To get from WordPress to Drupal, I installed above-mentioned WordPress-import module. As with the first import, this one also prompted me to create the authors’ Drupal accounts. It also had an option to store all images locally (which required rights to create a public-writeable folder on the Drupal server). Again, this worked very well.
With my test completed, I set about doing it all over again on the new Idealware blog. Here I had a little less flexibility. I had administrative rights in Drupal, but I didn’t have access to the server. Two challenges: The server’s file upload limit (set in both Drupal and PHP’s initialization file) was set to a smaller size than my WordPress import file. I got around this by importing it in by individual blogger, making sure to include all current and former Idealware bloggers. The second issue was in creating a folder for the images, which I asked our host and designer at Digital Loom.com to do for me.
The final challenge was even stickier — the posts came across, but the URLs were in a different format than the old Blogger URLs This was a problem for the articles as well. How many sites do you think link to Idealware content out there? For this, I begged for enough server access to write and run a PHP script that renamed the current URLs to their former names — a half-successful effort, as Drupal had dramatically renamed a bunch of them. The remainder we manually altered.

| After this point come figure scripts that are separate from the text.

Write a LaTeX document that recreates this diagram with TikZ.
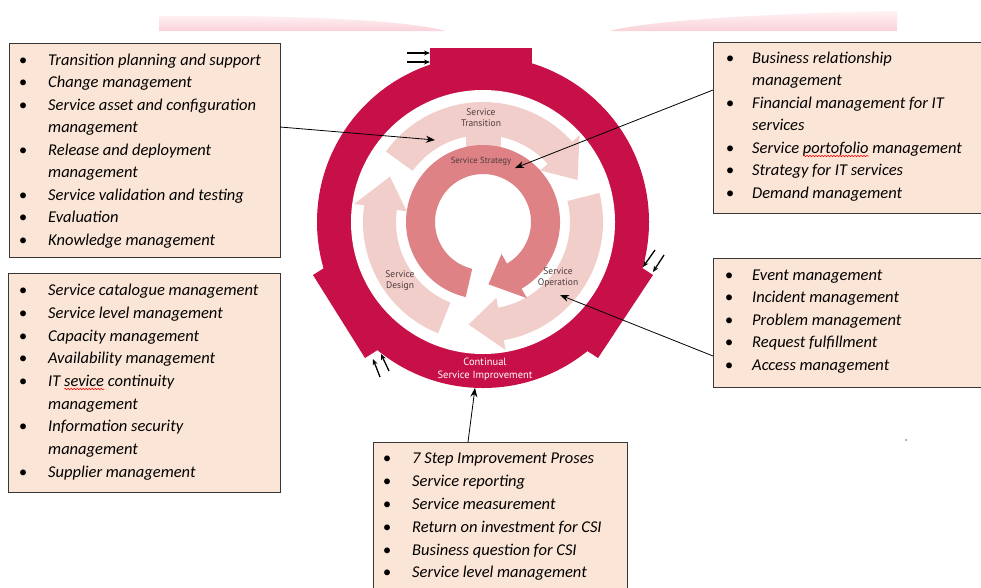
\documentclass[tikz,border=0pt]{standalone}
\usepackage{fontspec}
\setmainfont{Carlito}
\newfontfamily\lblfont{PT Sans}
\usetikzlibrary{arrows.meta,calc,decorations.pathmorphing}
\definecolor{csired}{RGB}{200,16,72}
\definecolor{lightarr}{RGB}{242,206,202}
\definecolor{darkarr}{RGB}{222,130,134}
\definecolor{boxfill}{RGB}{251,229,214}
\definecolor{boxline}{RGB}{55,55,55}
\definecolor{lbltxt}{RGB}{78,58,60}
\definecolor{bandtop}{RGB}{255,242,244}
\definecolor{bandbot}{RGB}{250,210,216}
\newcommand\itemfont{\fontsize{16.5}{20}\selectfont\itshape}
\newcommand\arcarrow[8]{% color, a, b, t, ri, ro, e, center
  \fill[#1] ($(#8)+(#2:#6)$) arc[start angle=#2, end angle=#3, radius=#6]
    -- ($(#8)+(#3:#6+#7)$) -- ($(#8)+(#4:#5/2+#6/2)$) -- ($(#8)+(#3:#5-#7)$)
    -- ($(#8)+(#3:#5)$) arc[start angle=#3, end angle=#2, radius=#5] -- cycle;}
\begin{document}
\begin{tikzpicture}[x=1pt,y=-1pt,
  listbox/.style={draw=boxline, fill=boxfill, line width=1pt, inner sep=0, anchor=north west},
  item/.style={anchor=base west, inner sep=0, font=\itemfont},
  bul/.style={anchor=base, inner sep=0, font=\itemfont},
  lbl/.style={align=center, inner sep=0, font=\lblfont\fontsize{9.5}{11}\selectfont, text=lbltxt},
  conn/.style={draw=black, line width=0.8pt, -{Stealth[length=9pt,width=7pt]}},
  pair/.style={draw=black, line width=1.3pt, -{Stealth[length=6pt,width=5pt]}},
  squiggle/.style={draw=red, line width=0.5pt, decorate, decoration={snake, amplitude=0.8pt, segment length=3pt}}]
\clip (0,0) rectangle (981,587);
\fill[white] (0,0) rectangle (981,587);
% faded band at the top
\shade[top color=bandtop, bottom color=bandbot] (159,31) -- (159,16) .. controls (260,15) and (400,18) .. (445,31) -- cycle;
\shade[top color=bandtop, bottom color=bandbot] (610,31) .. controls (650,20) and (780,13) .. (897,11) -- (897,31) -- cycle;
% outer ring: continual service improvement
\coordinate (C) at (483,222);
\fill[csired] (C) circle[radius=166];
\fill[csired] (430,48) rectangle (532,95);
\fill[csired] (653,275) -- (598,358) -- (569,339) -- (624,256) -- cycle;
\fill[csired] (313,275) -- (365,358) -- (395,339) -- (343,256) -- cycle;
\fill[white] (C) circle[radius=132];
% light arrows
\coordinate (L) at (483,222);
\fill[lightarr] (466,128) rectangle (501,152);
\arcarrow{lightarr}{216}{318}{336}{87}{120}{10}{L}
\arcarrow{lightarr}{346}{440}{458}{87}{120}{10}{L}
\arcarrow{lightarr}{112}{188}{206}{87}{120}{10}{L}
% service strategy arrow
\arcarrow{darkarr}{103}{420}{445}{48}{77}{11}{L}
% labels
\node[lbl] (tST) at (481,118) {Service\\Transition};
\node[lbl, font=\lblfont\fontsize{8.8}{11}\selectfont] (tSS) at (481,161) {Service Strategy};
\node[lbl] (tSD) at (400,281) {Service\\Design};
\node[lbl] (tSO) at (558,278) {Service\\Operation};
\node[lbl, text=white, font=\lblfont\fontsize{10.5}{13}\selectfont] (tCSI) at (485,369) {Continual\\Service Improvement};
% small arrow pairs at the tabs
\draw[pair] (407,53) -- (430,53);
\draw[pair] (407,62) -- (430,62);
\draw[pair] (655,250) -- (643,267);
\draw[pair] (664,255) -- (653,272);
\draw[pair] (380,377) -- (373,359);
\draw[pair] (389,371) -- (381,354);
% boxes
\node[listbox, minimum width=271pt, minimum height=214pt] (boxA) at (9,43) {};
\node[listbox, minimum width=272pt, minimum height=219pt] (boxB) at (8,273) {};
\node[listbox, minimum width=268pt, minimum height=171pt] (boxC) at (713,42) {};
\node[listbox, minimum width=268pt, minimum height=129pt] (boxD) at (713,258) {};
\node[listbox, minimum width=254pt, minimum height=160pt] (boxE) at (373,442) {};
% box A
\foreach \y/\t [count=\i] in {65/Transition planning and support, 87.5/Change management, 110/Service asset and configuration, 155/Release and deployment, 200/Service validation and testing, 222.5/Evaluation, 245/Knowledge management} {
  \node[bul] (Ab\i) at (23,\y) {\textbullet};
  \node[item] (At\i) at (48,\y) {\t};
}
\foreach \y [count=\i] in {132.5,177.5} \node[item] (Ac\i) at (48,\y) {management};
% box B
\foreach \y/\t [count=\i] in {295/Service catalogue management, 318/Service level management, 341/Capacity management, 363.5/Availability management, 386/IT sevice continuity, 431.5/Information security, 477/Supplier management} {
  \node[bul] (Bb\i) at (23,\y) {\textbullet};
  \node[item] (Bt\i) at (48,\y) {\t};
}
\node[item] (Bw1) at (48,386) {\phantom{IT }};
\node[item] (Bw2) at (48,386) {\phantom{IT sevice}};
\draw[squiggle] ($(Bw1.base east)+(0,3)$) -- ($(Bw2.base east)+(0,3)$);
\foreach \y [count=\i] in {409,454} \node[item] (Bc\i) at (48,\y) {management};
% box C
\foreach \y/\t [count=\i] in {63/Business relationship, 108/Financial management for IT, 153/Service portofolio management, 175.5/Strategy for IT services, 198/Demand management} {
  \node[bul] (Cb\i) at (730,\y) {\textbullet};
  \node[item] (Ct\i) at (752,\y) {\t};
}
\node[item] (Cw1) at (752,153) {\phantom{Service }};
\node[item] (Cw2) at (752,153) {\phantom{Service portofolio}};
\draw[squiggle] ($(Cw1.base east)+(0,3)$) -- ($(Cw2.base east)+(0,3)$);
\node[item] (Cc1) at (752,85.5) {management};
\node[item] (Cc2) at (752,130.5) {services};
% box D
\foreach \y/\t [count=\i] in {280/Event management, 302.5/Incident management, 325/Problem management, 347.5/Request fulfillment, 370/Access management} {
  \node[bul] (Db\i) at (729,\y) {\textbullet};
  \node[item] (Dt\i) at (752,\y) {\t};
}
% box E
\foreach \y/\t [count=\i] in {463/7 Step Improvement Proses, 486/Service reporting, 509/Service measurement, 532/Return on investment for CSI, 555/Business question for CSI, 577.5/Service level management} {
  \node[bul] (Eb\i) at (387,\y) {\textbullet};
  \node[item] (Et\i) at (412,\y) {\t};
}
% connectors
\coordinate (sA) at (280,127);
\coordinate (pA) at (435,140);
\coordinate (sC) at (713,90);
\coordinate (pC) at (515,168);
\coordinate (sD) at (713,356);
\coordinate (pD) at (560,295);
\coordinate (sE) at (468,442);
\coordinate (pE) at (475,388);
\draw[conn] (sA) -- (pA);
\draw[conn] (sC) -- (pC);
\draw[conn] (sD) -- (pD);
\draw[conn] (sE) -- (pE);
\fill[gray] (906,440) circle[radius=1];
\end{tikzpicture}
\end{document}
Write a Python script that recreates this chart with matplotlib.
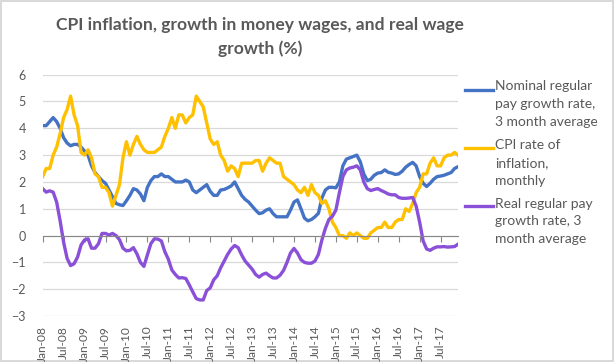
import numpy as np
import pandas as pd
import matplotlib
matplotlib.use("Agg")
import matplotlib.pyplot as plt
from matplotlib.lines import Line2D

# monthly series, Jan-08 .. Dec-17
months = pd.date_range("2008-01-01", "2017-12-01", freq="MS")

nominal = [4.1, 4.1, 4.25, 4.4, 4.25, 4.0, 3.65, 3.45, 3.35, 3.4, 3.4, 3.3,
           3.15, 3.0, 2.6, 2.35, 2.2, 2.05, 1.95, 1.7, 1.45, 1.2, 1.15, 1.12,
           1.3, 1.5, 1.75, 1.7, 1.55, 1.3, 1.8, 2.05, 2.2, 2.2, 2.3, 2.2,
           2.2, 2.1, 2.0, 2.0, 2.0, 2.07, 2.0, 1.7, 1.6, 1.7, 1.8, 1.9,
           1.65, 1.5, 1.5, 1.7, 1.72, 1.78, 1.85, 2.0, 1.75, 1.5, 1.35, 1.25,
           1.1, 0.95, 0.82, 0.85, 0.95, 1.0, 0.82, 0.7, 0.7, 0.7, 0.7, 0.95,
           1.25, 1.33, 1.0, 0.65, 0.55, 0.6, 0.7, 0.83, 1.4, 1.7, 1.8, 1.8,
           1.78, 2.0, 2.6, 2.85, 2.9, 2.95, 3.0, 2.75, 2.3, 2.05, 2.1, 2.25,
           2.33, 2.35, 2.45, 2.36, 2.33, 2.28, 2.3, 2.4, 2.55, 2.65, 2.73, 2.6,
           2.2, 1.95, 1.83, 1.95, 2.1, 2.2, 2.22, 2.25, 2.3, 2.35, 2.5, 2.57]

cpi = [2.2, 2.5, 2.5, 3.0, 3.3, 3.8, 4.4, 4.7, 5.2, 4.5, 4.1, 3.1,
       3.0, 3.2, 2.9, 2.3, 2.2, 1.8, 1.8, 1.6, 1.1, 1.5, 1.9, 2.9,
       3.5, 3.0, 3.4, 3.7, 3.4, 3.2, 3.1, 3.1, 3.1, 3.2, 3.3, 3.7,
       4.0, 4.4, 4.0, 4.5, 4.5, 4.2, 4.4, 4.5, 5.2, 5.0, 4.8, 4.2,
       3.6, 3.4, 3.5, 3.0, 2.8, 2.4, 2.6, 2.5, 2.2, 2.7, 2.7, 2.7,
       2.7, 2.8, 2.8, 2.4, 2.7, 2.9, 2.8, 2.7, 2.7, 2.2, 2.1, 2.0,
       1.9, 1.7, 1.6, 1.8, 1.5, 1.9, 1.6, 1.5, 1.2, 1.3, 1.0, 0.5,
       0.3, 0.0, 0.0, -0.1, 0.1, 0.0, 0.1, 0.0, -0.1, -0.1, 0.1, 0.2,
       0.3, 0.3, 0.5, 0.3, 0.3, 0.5, 0.6, 0.6, 1.0, 0.9, 1.2, 1.6,
       1.8, 2.3, 2.3, 2.7, 2.9, 2.6, 2.6, 2.9, 3.0, 3.0, 3.1, 3.0]

real = [1.75, 1.62, 1.67, 1.62, 1.25, 0.55, -0.25, -0.85, -1.12, -1.05, -0.8, -0.35,
        -0.16, -0.12, -0.47, -0.47, -0.3, 0.08, 0.08, 0.02, 0.08, 0.0, -0.15, -0.47,
        -0.57, -0.55, -0.45, -0.68, -1.0, -1.15, -0.72, -0.3, -0.12, -0.13, -0.2, -0.6,
        -0.88, -1.28, -1.45, -1.58, -1.57, -1.6, -1.84, -2.1, -2.35, -2.4, -2.4, -2.05,
        -1.95, -1.65, -1.5, -1.2, -0.95, -0.7, -0.5, -0.37, -0.45, -0.72, -0.95, -1.1,
        -1.25, -1.45, -1.55, -1.45, -1.4, -1.5, -1.58, -1.58, -1.48, -1.3, -1.0, -0.65,
        -0.48, -0.65, -0.9, -1.0, -1.03, -1.03, -0.95, -0.7, -0.16, 0.27, 0.6, 0.72,
        0.95, 1.6, 2.2, 2.45, 2.52, 2.55, 2.6, 2.45, 2.0, 1.75, 1.68, 1.72,
        1.75, 1.68, 1.62, 1.55, 1.52, 1.52, 1.42, 1.39, 1.39, 1.4, 1.42, 1.1,
        0.5, -0.2, -0.5, -0.55, -0.47, -0.42, -0.42, -0.41, -0.43, -0.42, -0.41, -0.32]

labels = ["Nominal regular\npay growth rate,\n3 month average",
          "CPI rate of\ninflation,\nmonthly",
          "Real regular pay\ngrowth rate, 3\nmonth average"]
colors = ["#4472C4", "#FFC000", "#8A50D8"]
title = "CPI inflation, growth in money wages, and real wage\ngrowth (%)"

GREY = "#595959"
W, H = 614, 362
plt.rcParams["font.family"] = ["Lato", "DejaVu Sans"]

fig = plt.figure(figsize=(W / 100, H / 100), dpi=100, edgecolor="#d9d9d9")
fig.patch.set_linewidth(1.5)
ax = fig.add_axes([0.0695, 0.127, 0.746 - 0.0695, 0.7937 - 0.127])

x = np.arange(len(months))
for ys, c in zip([nominal, cpi, real], colors):
    ax.plot(x, ys, color=c, lw=2.4, solid_joinstyle="round")

ax.set_xlim(0, len(months) - 1)
ax.set_ylim(-3, 6)
ax.set_yticks(range(-3, 7))
ax.grid(axis="y", color="#d9d9d9", lw=0.9)
ax.set_axisbelow(True)
for s in ("top", "right", "left"):
    ax.spines[s].set_visible(False)
# zero line carries the tick marks, labels sit at the bottom
ax.spines["bottom"].set_position(("data", 0))
ax.spines["bottom"].set_color("#878787")
tick_idx = x[::6]
ax.set_xticks(tick_idx)
ax.tick_params(axis="x", length=4, color="#878787", labelbottom=False)
ax.tick_params(axis="y", length=0, labelsize=9, labelcolor=GREY, pad=12)

sec = ax.secondary_xaxis("bottom")
sec.set_xticks(tick_idx)
sec.set_xticklabels([m.strftime("%b-%y") for m in months[::6]],
                    rotation=90, fontsize=8.6, color=GREY)
sec.tick_params(length=0, pad=7)
sec.spines["bottom"].set_visible(False)

fig.text(0.424, 1 - 37 / H, title, ha="center", va="center", fontsize=12.6,
         fontweight="bold", color=GREY, linespacing=1.5)

# legend: handle beside the first line of each wrapped label
for lab, c, yc in zip(labels, colors, [89.5, 148.3, 206.5]):
    fig.add_artist(Line2D([465 / W, 493 / W], [1 - yc / H] * 2, color=c, lw=2.4,
                          transform=fig.transFigure))
    fig.text(495 / W, 1 - (yc - 9) / H, lab, ha="left", va="top", fontsize=10,
             color=GREY, linespacing=1.58)

fig.savefig("out.png", dpi=100)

All told, about two hours research time, three or four hours conversion (over a number of days) and more for the clean-up, as I wasted a lot of time trying to come up with a pure SQL command to do the URL renaming, only to eventually determine that it couldn’t be done without some scripting. A fun project, though, but I’d call it a success.
I hope this helps you out if you ever find yourself faced with a similar challenge.